EXERCISE REQUIREMENTS: Reproduce exactly, and nothing else, the lines from the one that contains "Convert this diagram to TikZ code." through the one that contains "(19,558.3) rectangle (350,703);". Leave the pictures out.

RECORD EXTRACTS:
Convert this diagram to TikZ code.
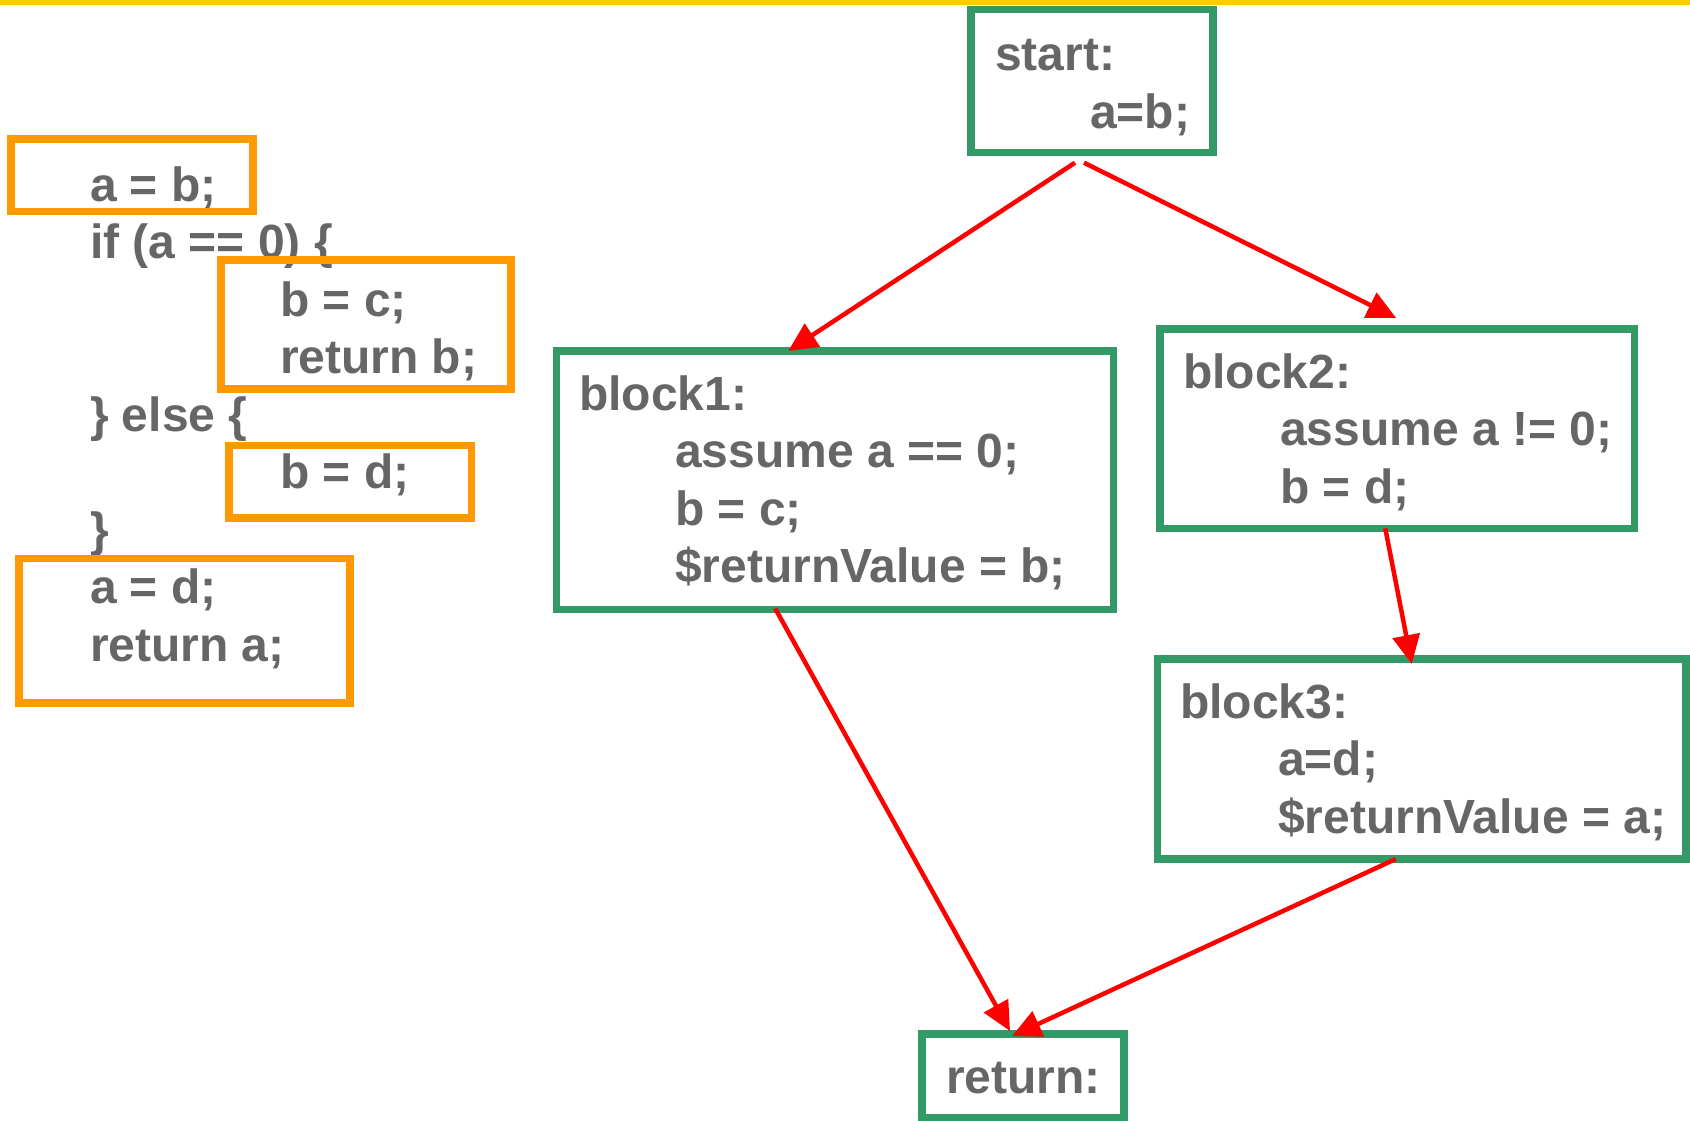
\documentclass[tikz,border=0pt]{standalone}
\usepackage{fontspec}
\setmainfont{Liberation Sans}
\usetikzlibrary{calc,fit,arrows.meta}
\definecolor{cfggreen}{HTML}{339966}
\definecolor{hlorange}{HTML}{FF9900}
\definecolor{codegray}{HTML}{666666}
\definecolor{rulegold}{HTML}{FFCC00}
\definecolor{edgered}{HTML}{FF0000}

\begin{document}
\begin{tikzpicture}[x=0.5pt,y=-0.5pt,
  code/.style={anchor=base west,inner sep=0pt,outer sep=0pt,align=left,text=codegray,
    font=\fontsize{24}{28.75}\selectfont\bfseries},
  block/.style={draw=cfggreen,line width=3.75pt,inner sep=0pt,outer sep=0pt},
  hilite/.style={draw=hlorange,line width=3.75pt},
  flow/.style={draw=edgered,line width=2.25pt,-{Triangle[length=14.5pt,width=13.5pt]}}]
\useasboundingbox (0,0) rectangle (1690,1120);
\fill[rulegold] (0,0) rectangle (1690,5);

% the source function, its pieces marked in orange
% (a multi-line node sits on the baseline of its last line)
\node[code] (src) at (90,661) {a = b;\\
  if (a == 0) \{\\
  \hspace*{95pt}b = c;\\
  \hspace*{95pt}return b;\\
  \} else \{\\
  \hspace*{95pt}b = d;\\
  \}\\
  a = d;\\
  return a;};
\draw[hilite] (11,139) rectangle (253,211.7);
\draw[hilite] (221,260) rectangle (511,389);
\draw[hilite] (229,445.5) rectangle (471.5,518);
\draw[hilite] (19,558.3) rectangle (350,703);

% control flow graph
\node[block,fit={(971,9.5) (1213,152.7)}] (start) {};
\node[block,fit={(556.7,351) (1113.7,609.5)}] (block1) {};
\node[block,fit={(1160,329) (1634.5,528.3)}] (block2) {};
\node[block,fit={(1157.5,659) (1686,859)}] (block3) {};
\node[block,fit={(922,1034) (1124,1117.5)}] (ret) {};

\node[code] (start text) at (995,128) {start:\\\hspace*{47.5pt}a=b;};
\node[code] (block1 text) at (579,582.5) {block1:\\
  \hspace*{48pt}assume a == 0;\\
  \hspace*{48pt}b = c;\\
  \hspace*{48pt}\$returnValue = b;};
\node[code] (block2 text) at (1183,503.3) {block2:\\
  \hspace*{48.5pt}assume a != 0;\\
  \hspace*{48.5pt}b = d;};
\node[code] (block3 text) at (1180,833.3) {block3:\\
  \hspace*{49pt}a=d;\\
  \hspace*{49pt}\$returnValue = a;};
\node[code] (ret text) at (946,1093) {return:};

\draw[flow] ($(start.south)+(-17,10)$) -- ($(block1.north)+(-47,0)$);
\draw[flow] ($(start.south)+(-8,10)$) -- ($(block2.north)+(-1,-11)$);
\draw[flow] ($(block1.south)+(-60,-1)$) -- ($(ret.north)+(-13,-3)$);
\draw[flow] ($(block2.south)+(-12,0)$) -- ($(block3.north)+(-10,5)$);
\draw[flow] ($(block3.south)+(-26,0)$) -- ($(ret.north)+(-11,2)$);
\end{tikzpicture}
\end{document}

==

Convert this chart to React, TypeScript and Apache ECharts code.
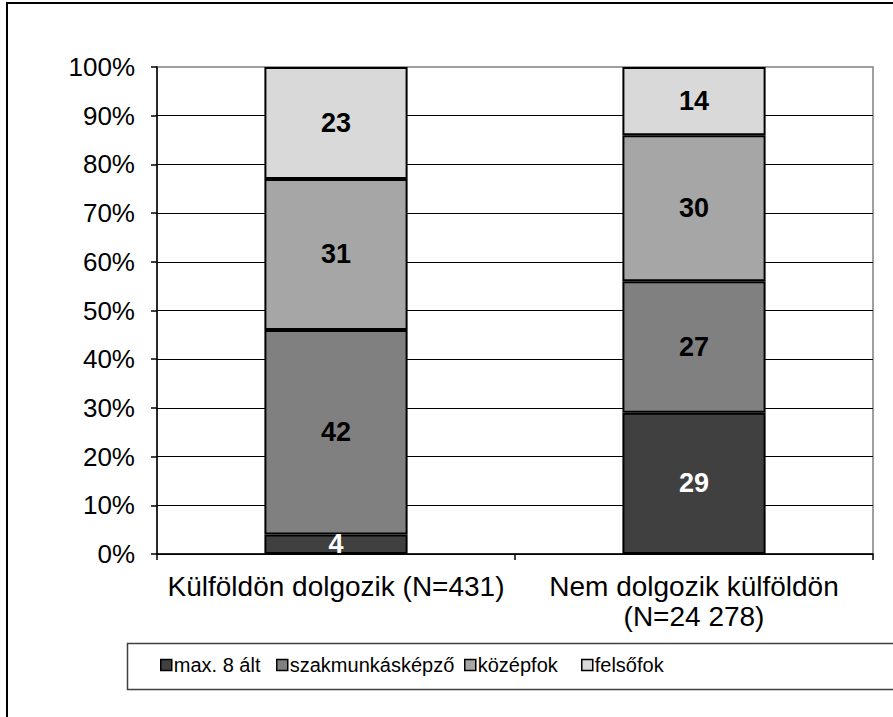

RESPONSE TO THE EXERCISE:
Convert this diagram to TikZ code.
\documentclass[tikz,border=0pt]{standalone}
\usepackage{fontspec}
\setmainfont{Liberation Sans}
\usetikzlibrary{calc,fit,arrows.meta}
\definecolor{cfggreen}{HTML}{339966}
\definecolor{hlorange}{HTML}{FF9900}
\definecolor{codegray}{HTML}{666666}
\definecolor{rulegold}{HTML}{FFCC00}
\definecolor{edgered}{HTML}{FF0000}

\begin{document}
\begin{tikzpicture}[x=0.5pt,y=-0.5pt,
  code/.style={anchor=base west,inner sep=0pt,outer sep=0pt,align=left,text=codegray,
    font=\fontsize{24}{28.75}\selectfont\bfseries},
  block/.style={draw=cfggreen,line width=3.75pt,inner sep=0pt,outer sep=0pt},
  hilite/.style={draw=hlorange,line width=3.75pt},
  flow/.style={draw=edgered,line width=2.25pt,-{Triangle[length=14.5pt,width=13.5pt]}}]
\useasboundingbox (0,0) rectangle (1690,1120);
\fill[rulegold] (0,0) rectangle (1690,5);

% the source function, its pieces marked in orange
% (a multi-line node sits on the baseline of its last line)
\node[code] (src) at (90,661) {a = b;\\
  if (a == 0) \{\\
  \hspace*{95pt}b = c;\\
  \hspace*{95pt}return b;\\
  \} else \{\\
  \hspace*{95pt}b = d;\\
  \}\\
  a = d;\\
  return a;};
\draw[hilite] (11,139) rectangle (253,211.7);
\draw[hilite] (221,260) rectangle (511,389);
\draw[hilite] (229,445.5) rectangle (471.5,518);
\draw[hilite] (19,558.3) rectangle (350,703);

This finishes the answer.